In another instance [[Mens Mental Health]] there was a discussion of the copyright status on Wikipedia, which seems to have been resolved in favour of keeping the article. It was being transferred because it was judged to be a source text. (There is some question about whether the author/contributor was revising the text for inclusion on Wikipedia, which would disqualify it as a source text, but that is a secondary issue.) Of course the GFDL allows the material to be copied, and that permission should extend to Wikisource. The problem lies in the fact that the Transwiki was being performed in conjunction with the Wikipedia deletion process. The Wikipedia deletion would also have broken the link of permissions since there would no longer be an easy access to the discussion that clarified the copyright status. Again it is the transferrer who should be able to deal with such questions; making the transfer as an anonymous IP does not help that process. Wikisource should not become a dumping ground for Wikipedia's copyvio problems.

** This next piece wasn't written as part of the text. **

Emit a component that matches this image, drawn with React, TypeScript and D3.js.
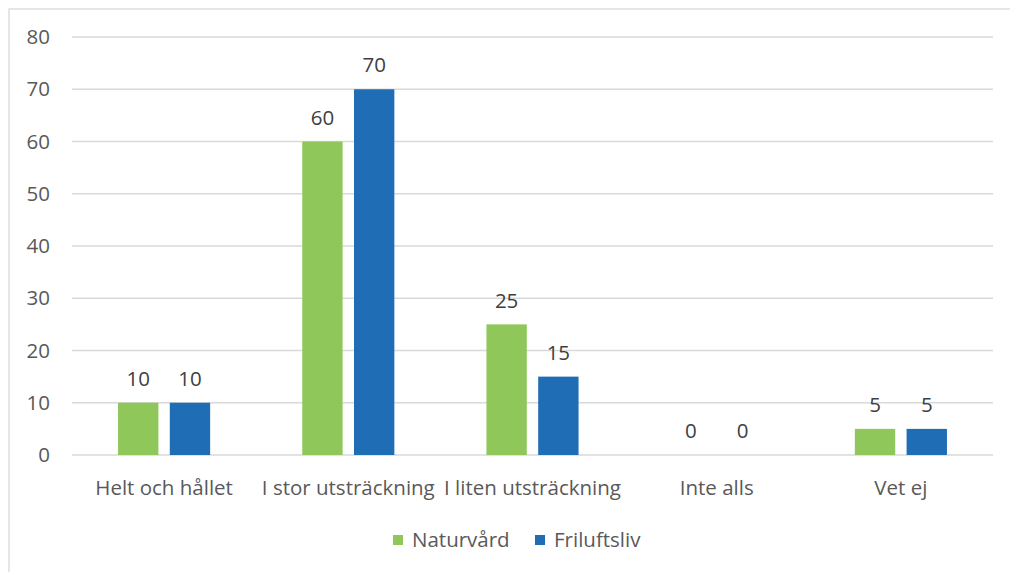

2. The other issue has to do with the entry of the list of editors on the talk page of a transwikied article. I understand perfectly that this is intended to satisfy certain requirements under the GFDL. The problem is that this is a bare list of users. This is useless without links to what those edits really were. The copyright in source works rests with the original author, and including works from the public domain does not give rise to new copyrights. Public domain also takes precedence over the GFDL which only licenses what needs to be licensed. Some edits may be copyrightable, notably eidts to introductory material. Other edits such as spelling corrections, format modifications, adding convenient headings or wikifications are not copyrightable. Wikisource needs to know exactly what was done? A "correction" of an author's idiosyncratic spelling, for example, needs to be documented. As a repository of source documents Wikisource also needs to be concerned with the integrity of the text.